Die Finanzpolitik bewegt sich heute unter dem Regime der Schuldenbremse in dem Widerspruch, unverzichtbar Sinnvolles nicht tun zu können, weil die schädliche Entwicklungsbremse Kreditverbot dies verbietet. Aus dieser sich schon lange entfaltenden Not haben viele Bundeslän­der vor allem durch die Beanspruchung von Ausnahmen vom Kreditverbot auch durch mehrere Sonder­fonds fieberhaft einen Ausweg gesucht. Die im Grundgesetz zugelassenen Aus­nahmen für öffentliche Investitionen vor allem „au­ßergewöhnlicher Notsituati­onen“ sind extensiv genutzt worden. Seit der Coronakrise, nachfolgend ver­stärkt durch neuen Krisenherde im Bereich Energie infolge des Ukraine-Kriegs, Klima, aber auch Globalisierung ist heute die Ausnahme von der Schulden­bremse eher die Regel. Jetzt hat das Bun­desverfassungsge­richt die­ser teilwei­sen Schuldentrickserei ein Ende gesetzt. Die rote Karte für die Um­widmung von Mitteln aus dem Corona-Topf in den „Klima- und Transfor­ma­tionsfonds“ wirkt sich auf alle, mehrjährig angelegten, per Kredit finanzierte Investitionsprojekte aus. So trifft es auch den „Wirtschaftssta­bilisierungs­fonds“ mit seinen 200 Mrd. €, aus dem die Gas- und Strompreis­bremse, aber auch Subvention für den Intel-Chip-Standort in Magdeburg, be­troffen.
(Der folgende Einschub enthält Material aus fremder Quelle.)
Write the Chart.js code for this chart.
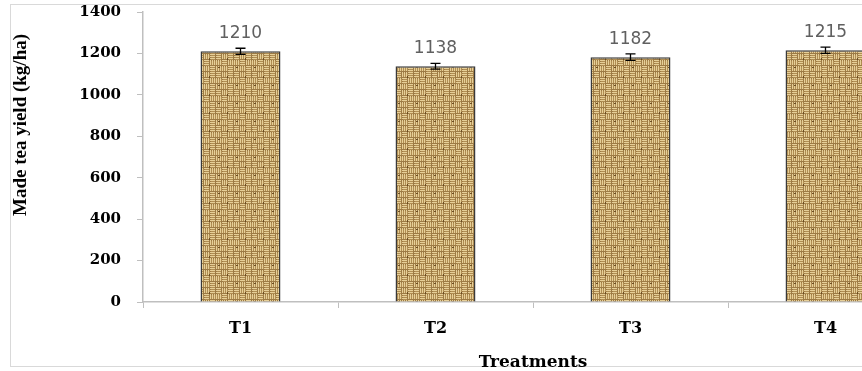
<!DOCTYPE html>
<html>
<head>
<meta charset="utf-8">
<script src="https://cdn.jsdelivr.net/npm/chart.js@4.4.1/dist/chart.umd.min.js"></script>
<style>
  html, body { margin: 0; padding: 0; background: #fff; overflow: hidden; }
  #wrap { width: 862px; height: 371px; overflow: hidden; position: relative; }
  #wrap canvas { position: absolute; left: 0; top: 0; }
</style>
</head>
<body>
<div id="wrap"><canvas id="myChart"></canvas></div>
<script>
/** Data */
let categories = ["T1", "T2", "T3", "T4"];
let yieldValues = [1210, 1138, 1182, 1215];
let errorValues = [15, 14, 16, 15];
let yTitle = "Made tea yield (kg/ha)";
let xTitle = "Treatments";

/** Woven fill for the bars (basket weave, 3x3 blocks) */
function makeWeave() {
  const s = 6;
  const dirs = [
    [1, 0, 1],
    [0, 1, 0],
    [0, 0, 1],
  ];
  const p = document.createElement("canvas");
  p.width = s * 3;
  p.height = s * 3;
  const c = p.getContext("2d");
  c.fillStyle = "#9c7a44";
  c.fillRect(0, 0, p.width, p.height);
  for (let by = 0; by < 3; by++) {
    for (let bx = 0; bx < 3; bx++) {
      const ox = bx * s, oy = by * s;
      const horiz = dirs[by][bx] === 1;
      for (let k = 0; k < 3; k++) {
        c.fillStyle = "#e6cf98";
        if (horiz) c.fillRect(ox, oy + k * 2, s - 1, 1);
        else c.fillRect(ox + k * 2, oy, 1, s - 1);
        c.fillStyle = "#b08d52";
        if (horiz) c.fillRect(ox + 1, oy + k * 2 + 1, s - 2, 1);
        else c.fillRect(ox + k * 2 + 1, oy + 1, 1, s - 2);
      }
    }
  }
  c.fillStyle = "#6a4c22";
  c.fillRect(2, 13, 2, 1);
  c.fillRect(11, 4, 1, 2);
  return c.createPattern(p, "repeat");
}

const canvas = document.getElementById("myChart");
canvas.width = 925;
canvas.height = 385;
canvas.style.width = "925px";
canvas.style.height = "385px";
const ctx = canvas.getContext("2d");
const weave = makeWeave();

// light frame + y title
const framePlugin = {
  id: "frame",
  beforeDraw(chart) {
    const c = chart.ctx;
    c.save();
    c.strokeStyle = "#d9d9d9";
    c.lineWidth = 1;
    c.strokeRect(10.5, 4.5, 1000, 362);
    c.translate(21, 125);
    c.rotate(-Math.PI / 2);
    c.fillStyle = "#000";
    c.font = "bold 19px 'Liberation Serif'";
    c.textAlign = "center";
    c.textBaseline = "middle";
    c.fillText(yTitle, 0, 0);
    c.restore();
  },
};

// error bars + value labels
const errorPlugin = {
  id: "errors",
  afterDatasetsDraw(chart) {
    const c = chart.ctx;
    const y = chart.scales.y;
    const meta = chart.getDatasetMeta(0);
    c.save();
    meta.data.forEach((bar, i) => {
      const v = yieldValues[i];
      const e = errorValues[i];
      const top = y.getPixelForValue(v + e);
      const bot = y.getPixelForValue(v - e);
      c.strokeStyle = "#000";
      c.lineWidth = 1.3;
      c.beginPath();
      c.moveTo(bar.x, top);
      c.lineTo(bar.x, bot);
      c.moveTo(bar.x - 5, top);
      c.lineTo(bar.x + 5, top);
      c.moveTo(bar.x - 5, bot);
      c.lineTo(bar.x + 5, bot);
      c.stroke();
      c.fillStyle = "#606060";
      c.font = "17px 'DejaVu Sans'";
      c.textAlign = "center";
      c.textBaseline = "bottom";
      c.fillText(String(v), bar.x, top - 6);
    });
    c.restore();
  },
};

const serifBold = { family: "'DejaVu Serif'", weight: "bold" };

let chart1 = new Chart(ctx, {
  type: "bar",
  data: {
    labels: categories,
    datasets: [
      {
        data: yieldValues,
        backgroundColor: weave,
        borderColor: "#3a3a3a",
        borderWidth: 1.5,
        categoryPercentage: 1.0,
        barPercentage: 0.41,
      },
    ],
  },
  options: {
    responsive: false,
    animation: false,
    layout: { padding: { top: 0, left: 10, right: 2, bottom: 0 } },
    plugins: {
      legend: { display: false },
      tooltip: { enabled: false },
    },
    scales: {
      x: {
        grid: { drawOnChartArea: false, color: "#bfbfbf", tickLength: 6 },
        border: { color: "#bfbfbf", width: 1.5 },
        ticks: {
          color: "#000",
          padding: 11,
          font: { ...serifBold, size: 16 },
        },
        title: {
          display: true,
          text: xTitle,
          color: "#000",
          font: { ...serifBold, size: 17 },
          padding: { top: 0, bottom: 12 },
        },
        afterFit(scale) {
          scale.height = 83;
        },
      },
      y: {
        min: 0,
        max: 1400,
        grid: { drawOnChartArea: false, color: "#bfbfbf", tickLength: 6 },
        border: { color: "#bfbfbf", width: 1.5 },
        ticks: {
          stepSize: 200,
          color: "#000",
          padding: 16,
          font: { ...serifBold, size: 15 },
          callback: (v) => String(v),
        },
        afterFit(scale) {
          scale.width = 133;
          scale.paddingTop = 12;
          scale.paddingBottom = 0;
        },
      },
    },
  },
  plugins: [framePlugin, errorPlugin],
});
</script>
</body>
</html>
Aus diesem Chaos der Finanzpolitik durch die Schuldenbremse mit verheeren­den Folgen für den sozial-ökologischen Umbau führt nur die Rückkehr zur zuvor geltenden “goldenen Regel“.  Denn Kredite sind für öffentli­che Investitionen in eine nachhaltige Zukunft unverzichtbar. Eine Zweitdrittelmehr­heit für diese Grundgesetzänderung ist jedoch wegen des Am­pelpartners FDP sowie dem machtpolitischen Interesse der CDU/CSU, die Ampel-Re­gierung zu stürzen, nicht in Sicht. Unterhalb der Verfassungsänderung bietet sich folgende Vorge­hensweise an: Erklärt wird die Haushaltsnotlage, zu der auch das Bundesverfas­sungsgericht mit seinem 60 Mrd. €-Urteil beige­tragen hat. Der geplante Nach­tragshaushalt für 2023 folgt dieser Überlegung. Da sich an der Notlage wenig ändern wird, sollte auch 2024 das öf­fentliche Kreditverbot ausgesetzt werden.

Aber auch das das Bundesverfassungsge­richt sollte klarstellen: Der anhaltende Klimanot­stand begründet als „außerordentliche Notlage“ die ausgesetzte Schulden­bremse für verfassungskonform. Die Begründung haben die Wäch­ter des Grundgesetzes mit ihrem Urteil vom März 2021 bereits ge­liefert:  Wenn die heutige Ge­neration eine „mildere Reduktionslast“ beim CO2-Verbrauch zu Las­ten der nachfolgenden Generationen trägt, dann sind die dadurch erzeugten „Freiheits­einbußen“ infolge von Klimaschäden zu Lasten nachfolgender Gene­rationen verfassungswidrig.  Diese Generationsgerechtigkeit im Verfassungs­rang steht gegen die populistische Propaganda von den nachfolgenden Genera­tionen vererbten Schuldenlast.